Written problem - Everything from the first line down to the line containing "DAY_OFFSETS = list(range(0, 361, 3)) + [362]" is to be retyped exactly, both ends included, with pictures left out.
:: Data
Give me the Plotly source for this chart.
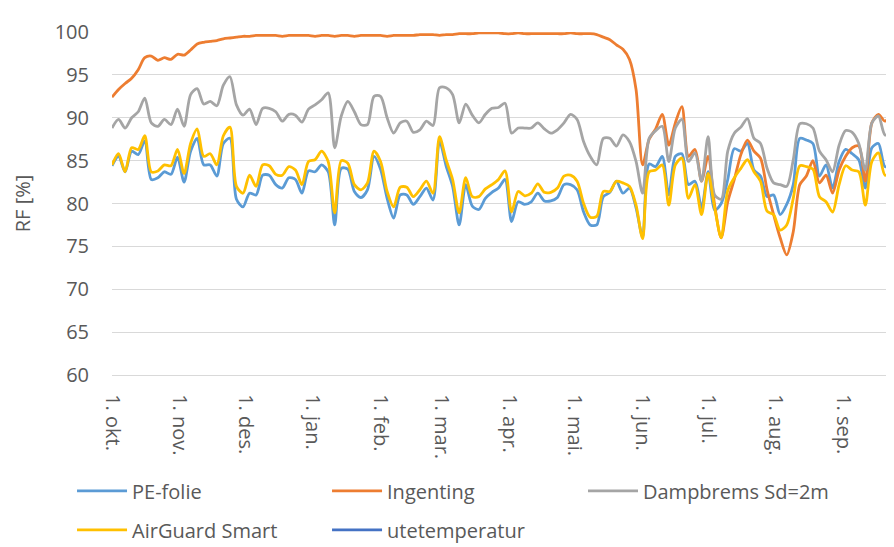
import datetime as dt
import plotly.graph_objects as go

START = dt.date(2014, 10, 1)
DAY_OFFSETS = list(range(0, 361, 3)) + [362]

pe_folie = [
    84.4, 85.5, 83.7, 86.1, 85.7, 87.3, 82.8, 83.0, 83.7, 83.4, 85.4, 82.5, 86.1, 87.6, 84.5, 84.5, 83.2, 87.0,
    87.6, 80.5, 79.6, 81.2, 81.0, 83.3, 83.3, 82.2, 81.8, 83.0, 82.8, 81.2, 83.8, 83.7, 84.5, 83.7, 77.5, 84.1,
    84.0, 81.4, 80.7, 81.6, 85.5, 84.0, 80.6, 78.3, 81.0, 81.0, 79.9, 80.8, 81.8, 80.4, 87.3, 84.4, 82.0,
    77.5, 82.2, 79.7, 79.3, 80.6, 81.3, 81.8, 82.8, 77.9, 80.2, 79.9, 80.2, 81.2, 80.3, 80.3, 80.7, 82.2, 82.2,
    81.6, 79.0, 77.5, 77.5, 80.8, 81.3, 82.6, 81.2, 81.8, 79.5, 76.1, 84.6, 84.3, 85.5, 81.0, 85.5, 85.8,
    82.2, 82.6, 79.5, 83.7, 79.2, 80.0, 82.8, 86.4, 86.1, 87.0, 83.9, 83.2, 80.8, 81.0, 78.7, 79.9, 82.2, 87.6,
    87.4, 87.0, 83.2, 84.5, 81.8, 84.9, 86.3, 85.8, 85.1, 81.8, 86.5, 87.0, 84.3, 84.5, 84.9,
    87.0,
]

ingenting = [
    92.4, 93.3, 94.0, 94.6, 95.6, 97.0, 97.2, 96.7, 97.0, 96.8, 97.4, 97.3, 97.9, 98.6, 98.8, 98.9, 99.0, 99.2,
    99.3, 99.4, 99.5, 99.5, 99.6, 99.6, 99.6, 99.6, 99.5, 99.6, 99.6, 99.6, 99.6, 99.5, 99.6, 99.6, 99.5, 99.6,
    99.6, 99.5, 99.6, 99.6, 99.6, 99.6, 99.5, 99.6, 99.6, 99.6, 99.6, 99.7, 99.7, 99.7, 99.6, 99.7, 99.7,
    99.8, 99.8, 99.8, 99.9, 99.9, 99.9, 99.9, 99.8, 99.8, 99.9, 99.8, 99.8, 99.8, 99.8, 99.8, 99.8, 99.8, 99.9,
    99.8, 99.8, 99.8, 99.7, 99.4, 99.1, 98.5, 98.0, 96.8, 93.3, 84.5, 87.5, 88.7, 90.4, 86.8, 89.4, 91.3,
    85.5, 86.3, 82.6, 85.5, 79.8, 76.0, 80.2, 82.8, 85.7, 87.4, 86.1, 85.3, 81.6, 78.7, 76.0, 74.0, 76.7, 82.2,
    83.2, 85.0, 82.4, 83.3, 81.2, 83.9, 85.5, 86.5, 86.7, 82.6, 89.4, 90.4, 89.6, 90.5, 91.7,
    92.5,
]

dampbrems = [
    88.8, 89.8, 88.8, 90.0, 90.7, 92.3, 89.4, 89.0, 89.8, 89.2, 91.0, 89.0, 92.7, 93.4, 91.6, 91.9, 91.4, 93.8,
    94.8, 91.5, 90.3, 91.0, 89.2, 91.1, 91.1, 90.7, 89.6, 90.4, 90.3, 89.5, 91.0, 91.5, 92.1, 92.9, 86.5, 90.2,
    91.9, 90.7, 89.2, 89.2, 92.5, 92.5, 90.0, 88.2, 89.4, 89.6, 88.3, 88.6, 89.6, 89.1, 93.5, 93.5, 92.7,
    89.4, 91.6, 90.3, 89.4, 90.4, 91.1, 91.2, 91.7, 88.2, 88.8, 88.8, 88.8, 89.4, 88.7, 88.2, 88.6, 89.4, 90.4,
    89.8, 87.2, 85.5, 84.5, 87.6, 87.6, 86.7, 88.0, 87.2, 84.9, 81.2, 87.6, 88.5, 89.0, 84.9, 88.8, 89.8,
    84.9, 85.9, 82.6, 87.8, 81.0, 80.5, 86.1, 88.2, 88.9, 89.9, 87.6, 87.0, 84.1, 82.4, 82.2, 82.0, 85.1, 89.3,
    89.3, 88.8, 86.1, 85.1, 83.7, 86.8, 88.5, 88.3, 87.0, 83.9, 89.4, 90.2, 88.0, 88.2, 88.6,
    90.4,
]

airguard = [
    84.5, 85.8, 83.7, 86.5, 86.3, 87.9, 83.7, 83.8, 84.5, 84.4, 86.3, 83.5, 87.0, 88.7, 85.5, 85.8, 84.5, 87.9,
    88.9, 82.0, 81.2, 83.3, 82.0, 84.5, 84.4, 83.4, 83.3, 84.3, 83.9, 82.2, 84.9, 85.1, 86.1, 84.9, 78.9, 85.0,
    84.7, 82.2, 81.6, 82.4, 86.1, 84.9, 81.4, 79.6, 81.9, 81.9, 80.8, 81.6, 82.6, 81.2, 87.8, 85.1, 82.8,
    78.9, 83.0, 80.8, 80.8, 81.7, 82.2, 82.8, 83.8, 79.0, 81.4, 80.9, 81.2, 82.3, 81.3, 81.3, 81.8, 83.2, 83.3,
    82.6, 80.0, 78.4, 78.5, 81.4, 81.4, 82.6, 82.4, 82.0, 79.8, 75.9, 83.7, 83.9, 84.5, 79.8, 84.5, 85.3,
    80.6, 82.2, 78.7, 83.5, 79.5, 76.0, 81.5, 83.0, 84.1, 85.1, 83.7, 82.6, 79.1, 78.7, 76.9, 77.5, 80.6, 84.4,
    84.3, 84.0, 80.8, 80.2, 79.0, 82.2, 84.4, 83.9, 83.7, 79.8, 84.9, 85.9, 83.3, 83.7, 84.1,
    86.5,
]

MONTH_LABELS = ["1. okt.", "1. nov.", "1. des.", "1. jan.", "1. feb.", "1. mar.",
                "1. apr.", "1. mai.", "1. jun.", "1. jul.", "1. aug.", "1. sep."]
MONTH_STARTS = [dt.date(2014, 10, 1), dt.date(2014, 11, 1), dt.date(2014, 12, 1),
                dt.date(2015, 1, 1), dt.date(2015, 2, 1), dt.date(2015, 3, 1),
                dt.date(2015, 4, 1), dt.date(2015, 5, 1), dt.date(2015, 6, 1),
                dt.date(2015, 7, 1), dt.date(2015, 8, 1), dt.date(2015, 9, 1)]
Y_TICKS = [60, 65, 70, 75, 80, 85, 90, 95, 100]

dates = [START + dt.timedelta(days=d) for d in DAY_OFFSETS]

FONT = "Open Sans, Lato, sans-serif"
TXT = "#595959"
LW = 2.8

fig = go.Figure()
series = [
    ("PE-folie", pe_folie, "#5B9BD5", "legend"),
    ("Ingenting", ingenting, "#ED7D31", "legend2"),
    ("Dampbrems Sd=2m", dampbrems, "#A5A5A5", "legend3"),
    ("AirGuard Smart", airguard, "#FFC000", "legend"),
]
for name, vals, col, lg in series:
    fig.add_trace(go.Scatter(
        x=dates, y=vals, name=name, mode="lines",
        line=dict(color=col, width=LW, shape="spline", smoothing=0.8),
        legend=lg, legendgroup=name,
    ))
fig.add_trace(go.Scatter(
    x=[dates[0]], y=[None], name="utetemperatur", mode="lines",
    line=dict(color="#4472C4", width=LW), legend="legend2", legendgroup="ute",
))

x_end = dt.datetime(2014, 10, 1) + dt.timedelta(days=361.8)

legend_common = dict(
    orientation="v", xanchor="left", yanchor="middle",
    itemwidth=50, traceorder="grouped", tracegroupgap=10,
    font=dict(family=FONT, size=20, color=TXT), bgcolor="rgba(0,0,0,0)",
)

fig.update_layout(
    width=894, height=547,
    margin=dict(l=104, r=0, t=24, b=180),
    paper_bgcolor="white", plot_bgcolor="white",
    font=dict(family=FONT, size=20, color=TXT),
    xaxis=dict(
        type="date", range=[dt.datetime(2014, 10, 1), x_end],
        tickmode="array", tickvals=MONTH_STARTS, ticktext=MONTH_LABELS,
        tickangle=90, showgrid=False, showline=True, linecolor="#D9D9D9",
        linewidth=1.3, ticks="", ticklabelstandoff=14,
        tickfont=dict(family=FONT, size=20, color=TXT),
    ),
    yaxis=dict(
        range=[60, 100], tickmode="array", tickvals=Y_TICKS,
        showgrid=True, gridcolor="#D9D9D9", gridwidth=1.3,
        zeroline=False, ticks="", ticklabelstandoff=22,
        tickfont=dict(family=FONT, size=20, color=TXT),
        title=dict(text="RF [%]", font=dict(family=FONT, size=20, color=TXT), standoff=18),
    ),
    legend=dict(x=-0.0506, y=-0.3945, **legend_common),
    legend2=dict(x=0.2722, y=-0.3945, **legend_common),
    legend3=dict(x=0.5962, y=-0.3376, **legend_common),
    showlegend=True,
)

fig.write_html("out.html")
::::
Finished answer -
Give me the Plotly source for this chart.
import datetime as dt
import plotly.graph_objects as go

START = dt.date(2014, 10, 1)
DAY_OFFSETS = list(range(0, 361, 3)) + [362]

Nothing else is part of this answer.